**MATERIAL**
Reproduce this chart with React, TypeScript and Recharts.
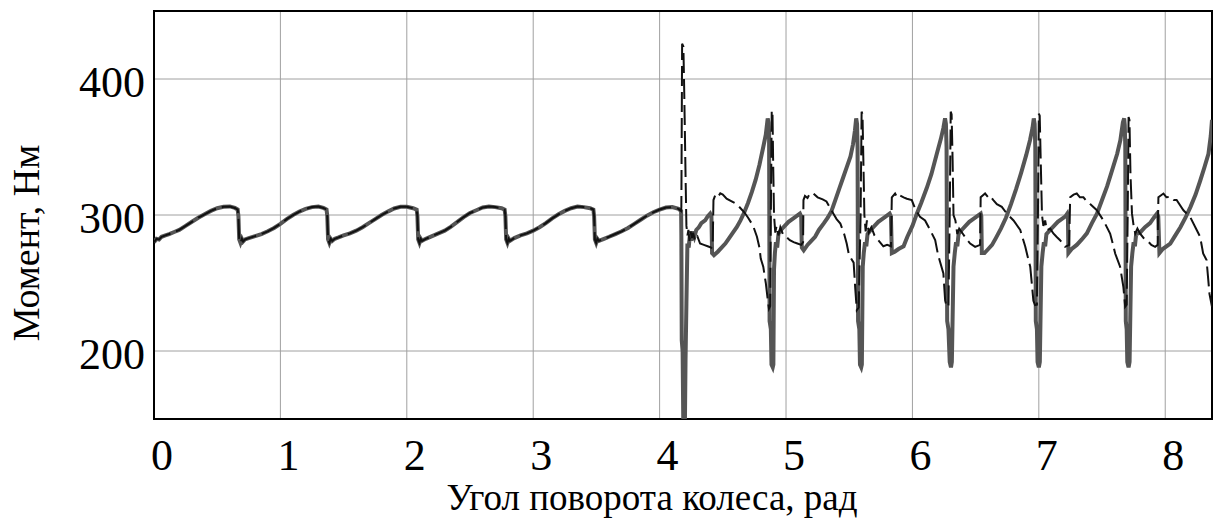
import React from 'react';
import { LineChart, Line, XAxis, YAxis, CartesianGrid, ReferenceArea } from 'recharts';

const xTicks = [0, 1, 2, 3, 4, 5, 6, 7, 8];
const yTicks = [200, 300, 400];
const xDomain: [number, number] = [0, 8.37];
const yDomain: [number, number] = [150, 450];
const xTitle = 'Угол поворота колеса, рад';
const yTitle = 'Момент, Нм';

// common part of both curves (0 .. 4.17 rad)
const rampPhase: [number, number][] = [
  [0, 280], [0.02, 282.5], [0.04, 282], [0.06, 284], [0.09, 285], [0.12, 286], [0.16, 287.5], [0.2, 289],
  [0.25, 292], [0.3, 295], [0.35, 298], [0.4, 300.5], [0.45, 303], [0.5, 305], [0.55, 306], [0.6, 306.3],
  [0.64, 305.2], [0.662, 304], [0.668, 299], [0.674, 282], [0.684, 279.5], [0.695, 282.5], [0.705, 280.5],
  [0.72, 282], [0.75, 283], [0.8, 284.5], [0.85, 286], [0.9, 288], [0.95, 290.5], [1.0, 293.5], [1.05, 297],
  [1.1, 300], [1.15, 302.5], [1.2, 304.5], [1.25, 305.8], [1.3, 306.2], [1.34, 305.2], [1.365, 304],
  [1.371, 299], [1.377, 282], [1.387, 279.5], [1.398, 282.5], [1.41, 281], [1.43, 282.5], [1.46, 283.5],
  [1.5, 285], [1.55, 286.5], [1.6, 288.5], [1.65, 291], [1.7, 294], [1.75, 297], [1.8, 300], [1.85, 302.5],
  [1.9, 304.8], [1.95, 306], [2.0, 306], [2.05, 305], [2.078, 304], [2.084, 299], [2.09, 282], [2.1, 279.5],
  [2.11, 282.5], [2.12, 281], [2.15, 282.5], [2.2, 284.5], [2.25, 286.5], [2.3, 288.5], [2.35, 291.5],
  [2.4, 295], [2.45, 298.5], [2.5, 301.5], [2.55, 303.5], [2.6, 305.5], [2.65, 306.2], [2.7, 305.8],
  [2.75, 305], [2.774, 304], [2.78, 299], [2.786, 282], [2.796, 279.5], [2.806, 282.5], [2.815, 281],
  [2.85, 283], [2.9, 285], [2.95, 286.5], [3.0, 288.5], [3.05, 291], [3.1, 294], [3.15, 297.5], [3.2, 300.5],
  [3.25, 303], [3.3, 305], [3.35, 306.2], [3.4, 305.8], [3.45, 305], [3.476, 304], [3.482, 299], [3.488, 282],
  [3.498, 279.5], [3.508, 282.5], [3.52, 281], [3.56, 282.5], [3.6, 284], [3.65, 286], [3.7, 288],
  [3.75, 290.5], [3.8, 293.5], [3.85, 296.5], [3.9, 299.5], [3.95, 302], [4.0, 304], [4.05, 305.5],
  [4.1, 305.8], [4.15, 304.5], [4.17, 303],
];

// thick grey curve after 4.17 rad
const solidPhase: [number, number][] = [
  [4.172, 285], [4.175, 208], [4.182, 200], [4.187, 150], [4.195, 140], [4.2, 145], [4.205, 193], [4.212, 235],
  [4.22, 279], [4.23, 276], [4.24, 286], [4.25, 281], [4.26, 288], [4.275, 284], [4.29, 289], [4.31, 291],
  [4.33, 294], [4.36, 296], [4.38, 299], [4.4, 301], [4.41, 299], [4.415, 272], [4.43, 270.5], [4.46, 273],
  [4.49, 276], [4.52, 279], [4.55, 283], [4.58, 287], [4.61, 291], [4.64, 296], [4.67, 302], [4.7, 309],
  [4.73, 317], [4.76, 326], [4.79, 337], [4.82, 350], [4.84, 359], [4.855, 371], [4.862, 368], [4.866, 360],
  [4.87, 222], [4.88, 216], [4.885, 190], [4.895, 188], [4.9, 190], [4.905, 260], [4.912, 272], [4.92, 280],
  [4.93, 276], [4.94, 286], [4.96, 289], [4.99, 292], [5.02, 295], [5.05, 297], [5.08, 299], [5.11, 301],
  [5.12, 299], [5.125, 276], [5.14, 274], [5.17, 278], [5.2, 281], [5.23, 284], [5.26, 289], [5.3, 294],
  [5.33, 298], [5.36, 303], [5.39, 311], [5.42, 319], [5.45, 327], [5.48, 335], [5.51, 343], [5.53, 352],
  [5.545, 362], [5.555, 371], [5.562, 367], [5.566, 350], [5.57, 222], [5.58, 216], [5.585, 190], [5.595, 188],
  [5.6, 190], [5.607, 262], [5.615, 272], [5.625, 280], [5.635, 277], [5.645, 286], [5.67, 289], [5.7, 292],
  [5.73, 295], [5.76, 297], [5.79, 299], [5.82, 301], [5.83, 299], [5.837, 272], [5.86, 273], [5.89, 275],
  [5.93, 277], [5.96, 284], [6.0, 292], [6.035, 301], [6.07, 309], [6.114, 320], [6.15, 330], [6.193, 345],
  [6.225, 356], [6.245, 364], [6.258, 371], [6.265, 367], [6.27, 350], [6.275, 222], [6.285, 216], [6.295, 192],
  [6.305, 188], [6.312, 192], [6.325, 262], [6.335, 272], [6.345, 280], [6.355, 277], [6.365, 286], [6.39, 289],
  [6.42, 292], [6.45, 295], [6.48, 297], [6.51, 299], [6.54, 301], [6.545, 299], [6.549, 272], [6.57, 272],
  [6.6, 275], [6.63, 278], [6.66, 283], [6.7, 290], [6.74, 298], [6.78, 308], [6.82, 319], [6.86, 331],
  [6.9, 344], [6.93, 355], [6.95, 364], [6.96, 371], [6.967, 367], [6.972, 350], [6.976, 222], [6.985, 216],
  [6.99, 192], [7.0, 188], [7.008, 192], [7.02, 262], [7.03, 272], [7.04, 280], [7.05, 277], [7.06, 286],
  [7.09, 289], [7.12, 292], [7.15, 295], [7.18, 297], [7.21, 299], [7.225, 301], [7.23, 299], [7.234, 272],
  [7.26, 275], [7.3, 278], [7.34, 282], [7.38, 286.5], [7.42, 294], [7.46, 301], [7.5, 311], [7.54, 321],
  [7.58, 333], [7.62, 345], [7.645, 355], [7.665, 368], [7.675, 371], [7.68, 366], [7.684, 350], [7.688, 222],
  [7.695, 216], [7.7, 192], [7.71, 188], [7.718, 192], [7.73, 262], [7.74, 272], [7.75, 280], [7.76, 277],
  [7.77, 286], [7.8, 287], [7.84, 291], [7.88, 294], [7.91, 298], [7.935, 301], [7.945, 299], [7.954, 272],
  [7.98, 275], [8.04, 279], [8.08, 285], [8.12, 291], [8.16, 298], [8.2, 306], [8.24, 315], [8.276, 325],
  [8.31, 335], [8.342, 345], [8.36, 358], [8.37, 370],
];

// thin black dashed curve after 4.17 rad
const dashedPhase: [number, number][] = [
  [4.172, 306], [4.178, 426], [4.188, 424], [4.193, 400], [4.198, 372], [4.205, 330], [4.212, 292], [4.22, 285],
  [4.228, 289], [4.236, 281], [4.245, 288], [4.255, 283], [4.265, 287], [4.28, 281], [4.3, 284], [4.32, 279],
  [4.35, 278], [4.38, 277], [4.41, 276], [4.42, 278], [4.426, 311], [4.44, 314.5], [4.46, 313], [4.48, 316],
  [4.5, 315], [4.53, 312], [4.57, 310], [4.61, 308], [4.64, 305], [4.67, 302], [4.7, 298], [4.74, 292],
  [4.77, 284], [4.79, 276], [4.8, 268], [4.82, 262], [4.84, 250], [4.855, 238], [4.865, 231], [4.875, 233],
  [4.88, 300], [4.887, 377], [4.893, 375], [4.898, 340], [4.905, 300], [4.915, 287], [4.925, 292], [4.94, 285],
  [4.955, 291], [4.975, 286], [5.0, 284], [5.03, 281.5], [5.06, 280], [5.09, 279], [5.12, 278], [5.135, 280],
  [5.138, 311], [5.15, 314], [5.17, 312.5], [5.19, 316], [5.217, 315.8], [5.25, 313], [5.29, 311.5], [5.32, 310],
  [5.35, 305], [5.375, 301], [5.4, 297], [5.43, 293.7], [5.46, 286], [5.48, 279], [5.495, 272], [5.515, 268],
  [5.535, 265], [5.547, 247], [5.56, 230], [5.575, 232], [5.59, 300], [5.598, 376], [5.605, 374], [5.612, 340],
  [5.62, 300], [5.63, 288], [5.64, 296], [5.655, 287], [5.675, 291], [5.7, 285], [5.73, 281.5], [5.77, 277],
  [5.8, 278], [5.83, 277], [5.837, 313], [5.863, 315.8], [5.88, 313], [5.9, 314.5], [5.93, 313], [5.956, 312],
  [5.995, 311], [6.02, 305], [6.06, 298.6], [6.1, 296], [6.14, 289], [6.18, 281.5], [6.2, 272], [6.215, 266.8],
  [6.245, 257], [6.259, 237], [6.272, 232.5], [6.285, 233], [6.295, 300], [6.303, 376], [6.31, 374], [6.318, 340],
  [6.325, 300], [6.34, 296], [6.355, 286], [6.37, 290], [6.4, 286], [6.43, 282], [6.457, 279], [6.496, 276.6],
  [6.535, 278], [6.54, 313], [6.575, 315.8], [6.6, 313], [6.615, 314], [6.64, 311], [6.668, 308], [6.707, 306],
  [6.747, 301], [6.8, 296], [6.853, 289], [6.892, 277], [6.91, 270], [6.932, 262], [6.957, 237], [6.97, 233.7],
  [6.985, 234], [6.993, 300], [7.0, 374.5], [7.007, 373], [7.015, 340], [7.025, 300], [7.036, 292], [7.05, 296],
  [7.063, 288.8], [7.09, 290], [7.115, 286.4], [7.14, 284], [7.168, 281.5], [7.208, 276.6], [7.24, 278],
  [7.248, 313], [7.275, 315], [7.3, 315.8], [7.325, 313], [7.353, 313], [7.38, 310], [7.406, 308], [7.459, 303.5],
  [7.511, 296], [7.564, 286.4], [7.585, 279], [7.604, 271.7], [7.643, 262], [7.669, 247], [7.683, 232.5],
  [7.695, 234], [7.703, 300], [7.71, 372], [7.717, 370], [7.725, 330], [7.737, 301], [7.75, 292], [7.763, 286.4],
  [7.78, 290], [7.8, 286.4], [7.83, 283], [7.855, 281.5], [7.89, 278], [7.92, 276.6], [7.94, 278], [7.946, 313],
  [7.986, 315.8], [8.01, 313], [8.039, 313.3], [8.065, 311], [8.09, 311], [8.144, 303.5], [8.197, 298.6],
  [8.25, 288.8], [8.276, 284], [8.3, 271.7], [8.327, 266.8], [8.35, 242], [8.37, 232.5],
];

const toRows = (pts: [number, number][]) => pts.map(([x, y]) => ({ x, y }));
const solidData = toRows([...rampPhase, ...solidPhase]);
const dashedData = toRows([...rampPhase, ...dashedPhase]);

const FONT = '"Liberation Serif", "Times New Roman", serif';

const XTick = (props: any) => {
  const { x, y, payload } = props;
  return (
    <text x={x + 8} y={y} dy={49} textAnchor="middle" fontFamily={FONT} fontSize={44} fill="#000">
      {payload.value}
    </text>
  );
};

const YTick = (props: any) => {
  const { x, y, payload } = props;
  return (
    <text x={x} y={y} dy={18} textAnchor="end" fontFamily={FONT} fontSize={44} fill="#000">
      {payload.value}
    </text>
  );
};

export default function App() {
  return (
    <div style={{ position: 'absolute', left: 0, top: 0, background: '#fff' }}>
      <LineChart width={1214} height={520} margin={{ top: 11, right: 2, bottom: 0, left: 0 }}>
        <CartesianGrid stroke="#a0a0a0" strokeWidth={1} />
        <XAxis
          type="number"
          dataKey="x"
          domain={xDomain}
          ticks={xTicks}
          interval={0}
          allowDataOverflow
          height={101}
          tickLine={false}
          tickSize={0}
          axisLine={false}
          tick={<XTick />}
          label={() => (
            <text x={652} y={510} textAnchor="middle" fontFamily={FONT} fontSize={37} fill="#000">
              {xTitle}
            </text>
          )}
        />
        <YAxis
          type="number"
          domain={yDomain}
          ticks={yTicks}
          interval={0}
          allowDataOverflow
          width={154}
          tickLine={false}
          tickSize={0}
          tickMargin={9}
          axisLine={false}
          tick={<YTick />}
          label={() => (
            <text
              transform="translate(39,243) rotate(-90)"
              textAnchor="middle"
              fontFamily={FONT}
              fontSize={38}
              fill="#000"
            >
              {yTitle}
            </text>
          )}
        />
        <Line
          data={solidData}
          dataKey="y"
          type="linear"
          stroke="#555555"
          strokeWidth={4}
          dot={false}
          activeDot={false}
          isAnimationActive={false}
        />
        <Line
          data={dashedData}
          dataKey="y"
          type="linear"
          stroke="#111111"
          strokeWidth={2}
          strokeDasharray="20 6"
          dot={false}
          activeDot={false}
          isAnimationActive={false}
        />
        <ReferenceArea x1={xDomain[0]} x2={xDomain[1]} y1={yDomain[0]} y2={yDomain[1]} fill="none" stroke="#000" strokeWidth={2} />
      </LineChart>
    </div>
  );
}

**SHORT EXERCISE**
Write out exactly the lines between the start of the data and the line with "const yTitle = 'Момент, Нм';", including both, but none of the pictures.

**TASK ANSWER**
Reproduce this chart with React, TypeScript and Recharts.
import React from 'react';
import { LineChart, Line, XAxis, YAxis, CartesianGrid, ReferenceArea } from 'recharts';

const xTicks = [0, 1, 2, 3, 4, 5, 6, 7, 8];
const yTicks = [200, 300, 400];
const xDomain: [number, number] = [0, 8.37];
const yDomain: [number, number] = [150, 450];
const xTitle = 'Угол поворота колеса, рад';
const yTitle = 'Момент, Нм';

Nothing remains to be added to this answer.